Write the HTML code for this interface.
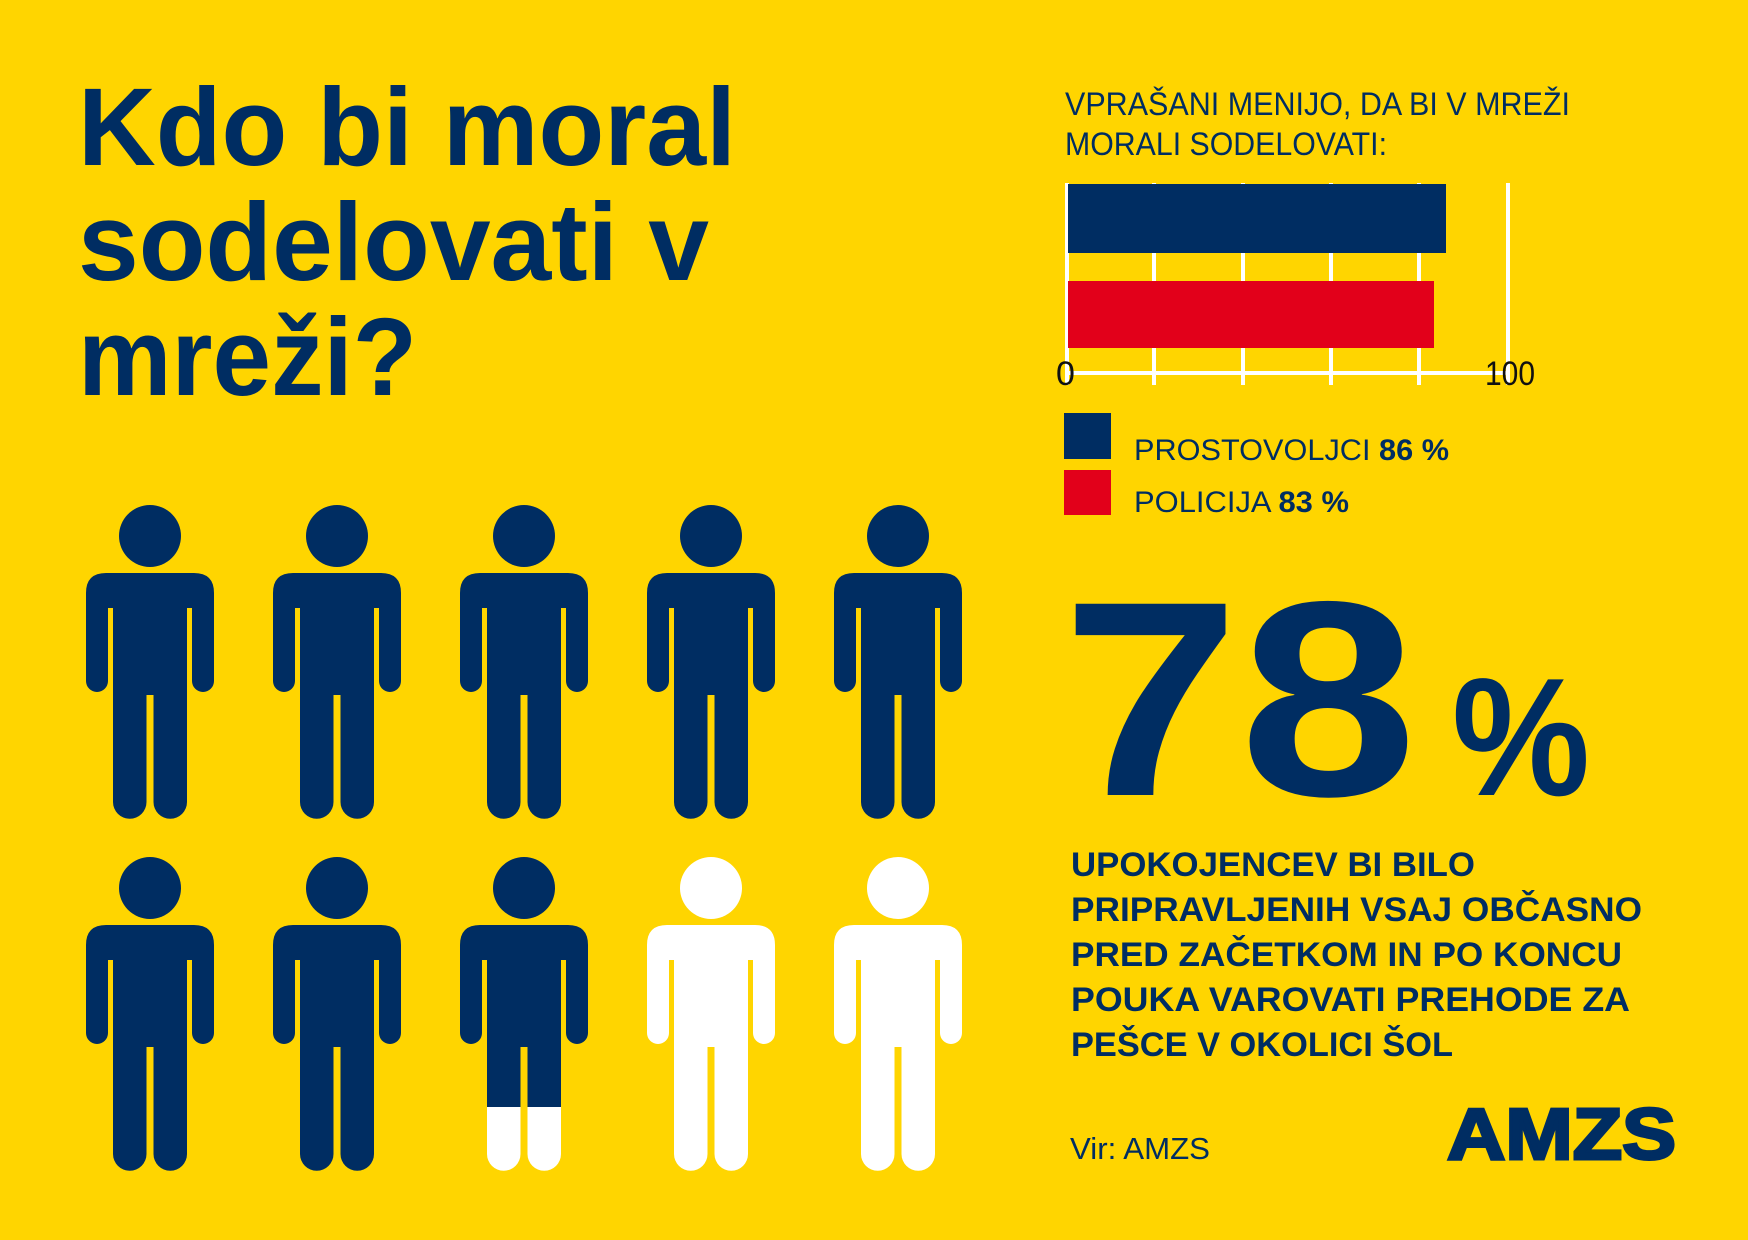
<!DOCTYPE html>
<html><head><meta charset="utf-8"><style>
html,body{margin:0;padding:0;background:#FFD500;}
svg{display:block}
text{font-family:"Liberation Sans",sans-serif;}
</style></head><body>
<svg width="1748" height="1240" viewBox="0 0 1748 1240" xmlns="http://www.w3.org/2000/svg">
<defs>
<g id="p">
<ellipse cx="0" cy="536" rx="31" ry="31"/>
<path d="M -64,593 Q -64,573 -44,573 L 44,573 Q 64,573 64,593 L 64,681 A 11,11 0 0 1 42,681 L 42,608 L 37,608 L 37,802 A 16.75,16.75 0 0 1 3.5,802 L 3.5,695 L -3.5,695 L -3.5,802 A 16.75,16.75 0 0 1 -37,802 L -37,608 L -42,608 L -42,681 A 11,11 0 0 1 -64,681 Z"/>
</g>
<clipPath id="top"><rect x="-100" y="0" width="200" height="755"/></clipPath>
<clipPath id="bot"><rect x="-100" y="755" width="200" height="200"/></clipPath>
</defs>
<rect width="1748" height="1240" fill="#FFD500"/>

<g fill="#002D62" font-weight="bold" font-size="110">
<text x="78" y="165" textLength="658" lengthAdjust="spacingAndGlyphs">Kdo bi moral</text>
<text x="78" y="280" textLength="631" lengthAdjust="spacingAndGlyphs">sodelovati v</text>
<text x="78" y="395" textLength="339" lengthAdjust="spacingAndGlyphs">mreži?</text>
</g>

<g fill="#002D62">
<use href="#p" x="150"/><use href="#p" x="337"/><use href="#p" x="524"/><use href="#p" x="711"/><use href="#p" x="898"/>
<g transform="translate(0,352)">
<use href="#p" x="150"/><use href="#p" x="337"/>
<g transform="translate(524,0)"><use href="#p" clip-path="url(#top)"/><use href="#p" fill="#fff" clip-path="url(#bot)"/></g>
<use href="#p" x="711" fill="#fff"/><use href="#p" x="898" fill="#fff"/>
</g>
</g>

<g fill="#002D62" font-size="32">
<text x="1065" y="115" textLength="505" lengthAdjust="spacingAndGlyphs">VPRAŠANI MENIJO, DA BI V MREŽI</text>
<text x="1065" y="155" textLength="322" lengthAdjust="spacingAndGlyphs">MORALI SODELOVATI:</text>
</g>

<g fill="#fff">
<rect x="1065" y="183" width="4" height="202"/>
<rect x="1506" y="183" width="4" height="202"/>
<rect x="1152" y="183" width="4" height="202"/>
<rect x="1241" y="183" width="4" height="202"/>
<rect x="1329" y="183" width="4" height="202"/>
<rect x="1417" y="183" width="4" height="202"/>
<rect x="1065" y="371" width="445" height="4"/>
</g>
<rect x="1068" y="184" width="378" height="69" fill="#002D62"/>
<rect x="1068" y="281" width="366" height="67" fill="#E2001A"/>
<g fill="#111" font-size="34">
<text x="1056" y="385">0</text>
<text x="1485" y="385" textLength="50" lengthAdjust="spacingAndGlyphs">100</text>
</g>

<rect x="1064" y="413" width="47" height="46" fill="#002D62"/>
<rect x="1064" y="470" width="47" height="45" fill="#E2001A"/>
<g fill="#002D62" font-size="30">
<text x="1134" y="460" textLength="315" lengthAdjust="spacingAndGlyphs">PROSTOVOLJCI <tspan font-weight="bold">86 %</tspan></text>
<text x="1134" y="512" textLength="215" lengthAdjust="spacingAndGlyphs">POLICIJA <tspan font-weight="bold">83 %</tspan></text>
</g>

<g fill="#002D62" font-weight="bold">
<text x="1062" y="795" font-size="278" textLength="355" lengthAdjust="spacingAndGlyphs">78</text>
<text x="1452" y="795" font-size="168" textLength="138" lengthAdjust="spacingAndGlyphs">%</text>
</g>
<g fill="#002D62" font-weight="bold" font-size="34">
<text x="1071" y="876" textLength="404" lengthAdjust="spacingAndGlyphs">UPOKOJENCEV BI BILO</text>
<text x="1071" y="921" textLength="571" lengthAdjust="spacingAndGlyphs">PRIPRAVLJENIH VSAJ OBČASNO</text>
<text x="1071" y="966" textLength="551" lengthAdjust="spacingAndGlyphs">PRED ZAČETKOM IN PO KONCU</text>
<text x="1071" y="1011" textLength="559" lengthAdjust="spacingAndGlyphs">POUKA VAROVATI PREHODE ZA</text>
<text x="1071" y="1056" textLength="382" lengthAdjust="spacingAndGlyphs">PEŠCE V OKOLICI ŠOL</text>
</g>
<text x="1070" y="1159" fill="#002D62" font-size="31" textLength="140" lengthAdjust="spacingAndGlyphs">Vir: AMZS</text>
<text x="1447" y="1159" fill="#002D62" font-size="72" font-weight="bold" textLength="229" lengthAdjust="spacingAndGlyphs" stroke="#002D62" stroke-width="3">AMZS</text>
</svg>
</body></html>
########################################
Prompt:
Print each line of the material above exactly, with the pictures removed from your copy.

Full response:
Write the HTML code for this interface.
<!DOCTYPE html>
<html><head><meta charset="utf-8"><style>
html,body{margin:0;padding:0;background:#FFD500;}
svg{display:block}
text{font-family:"Liberation Sans",sans-serif;}
</style></head><body>
<svg width="1748" height="1240" viewBox="0 0 1748 1240" xmlns="http://www.w3.org/2000/svg">
<defs>
<g id="p">
<ellipse cx="0" cy="536" rx="31" ry="31"/>
<path d="M -64,593 Q -64,573 -44,573 L 44,573 Q 64,573 64,593 L 64,681 A 11,11 0 0 1 42,681 L 42,608 L 37,608 L 37,802 A 16.75,16.75 0 0 1 3.5,802 L 3.5,695 L -3.5,695 L -3.5,802 A 16.75,16.75 0 0 1 -37,802 L -37,608 L -42,608 L -42,681 A 11,11 0 0 1 -64,681 Z"/>
</g>
<clipPath id="top"><rect x="-100" y="0" width="200" height="755"/></clipPath>
<clipPath id="bot"><rect x="-100" y="755" width="200" height="200"/></clipPath>
</defs>
<rect width="1748" height="1240" fill="#FFD500"/>

<g fill="#002D62" font-weight="bold" font-size="110">
<text x="78" y="165" textLength="658" lengthAdjust="spacingAndGlyphs">Kdo bi moral</text>
<text x="78" y="280" textLength="631" lengthAdjust="spacingAndGlyphs">sodelovati v</text>
<text x="78" y="395" textLength="339" lengthAdjust="spacingAndGlyphs">mreži?</text>
</g>

<g fill="#002D62">
<use href="#p" x="150"/><use href="#p" x="337"/><use href="#p" x="524"/><use href="#p" x="711"/><use href="#p" x="898"/>
<g transform="translate(0,352)">
<use href="#p" x="150"/><use href="#p" x="337"/>
<g transform="translate(524,0)"><use href="#p" clip-path="url(#top)"/><use href="#p" fill="#fff" clip-path="url(#bot)"/></g>
<use href="#p" x="711" fill="#fff"/><use href="#p" x="898" fill="#fff"/>
</g>
</g>

<g fill="#002D62" font-size="32">
<text x="1065" y="115" textLength="505" lengthAdjust="spacingAndGlyphs">VPRAŠANI MENIJO, DA BI V MREŽI</text>
<text x="1065" y="155" textLength="322" lengthAdjust="spacingAndGlyphs">MORALI SODELOVATI:</text>
</g>

<g fill="#fff">
<rect x="1065" y="183" width="4" height="202"/>
<rect x="1506" y="183" width="4" height="202"/>
<rect x="1152" y="183" width="4" height="202"/>
<rect x="1241" y="183" width="4" height="202"/>
<rect x="1329" y="183" width="4" height="202"/>
<rect x="1417" y="183" width="4" height="202"/>
<rect x="1065" y="371" width="445" height="4"/>
</g>
<rect x="1068" y="184" width="378" height="69" fill="#002D62"/>
<rect x="1068" y="281" width="366" height="67" fill="#E2001A"/>
<g fill="#111" font-size="34">
<text x="1056" y="385">0</text>
<text x="1485" y="385" textLength="50" lengthAdjust="spacingAndGlyphs">100</text>
</g>

<rect x="1064" y="413" width="47" height="46" fill="#002D62"/>
<rect x="1064" y="470" width="47" height="45" fill="#E2001A"/>
<g fill="#002D62" font-size="30">
<text x="1134" y="460" textLength="315" lengthAdjust="spacingAndGlyphs">PROSTOVOLJCI <tspan font-weight="bold">86 %</tspan></text>
<text x="1134" y="512" textLength="215" lengthAdjust="spacingAndGlyphs">POLICIJA <tspan font-weight="bold">83 %</tspan></text>
</g>

<g fill="#002D62" font-weight="bold">
<text x="1062" y="795" font-size="278" textLength="355" lengthAdjust="spacingAndGlyphs">78</text>
<text x="1452" y="795" font-size="168" textLength="138" lengthAdjust="spacingAndGlyphs">%</text>
</g>
<g fill="#002D62" font-weight="bold" font-size="34">
<text x="1071" y="876" textLength="404" lengthAdjust="spacingAndGlyphs">UPOKOJENCEV BI BILO</text>
<text x="1071" y="921" textLength="571" lengthAdjust="spacingAndGlyphs">PRIPRAVLJENIH VSAJ OBČASNO</text>
<text x="1071" y="966" textLength="551" lengthAdjust="spacingAndGlyphs">PRED ZAČETKOM IN PO KONCU</text>
<text x="1071" y="1011" textLength="559" lengthAdjust="spacingAndGlyphs">POUKA VAROVATI PREHODE ZA</text>
<text x="1071" y="1056" textLength="382" lengthAdjust="spacingAndGlyphs">PEŠCE V OKOLICI ŠOL</text>
</g>
<text x="1070" y="1159" fill="#002D62" font-size="31" textLength="140" lengthAdjust="spacingAndGlyphs">Vir: AMZS</text>
<text x="1447" y="1159" fill="#002D62" font-size="72" font-weight="bold" textLength="229" lengthAdjust="spacingAndGlyphs" stroke="#002D62" stroke-width="3">AMZS</text>
</svg>
</body></html>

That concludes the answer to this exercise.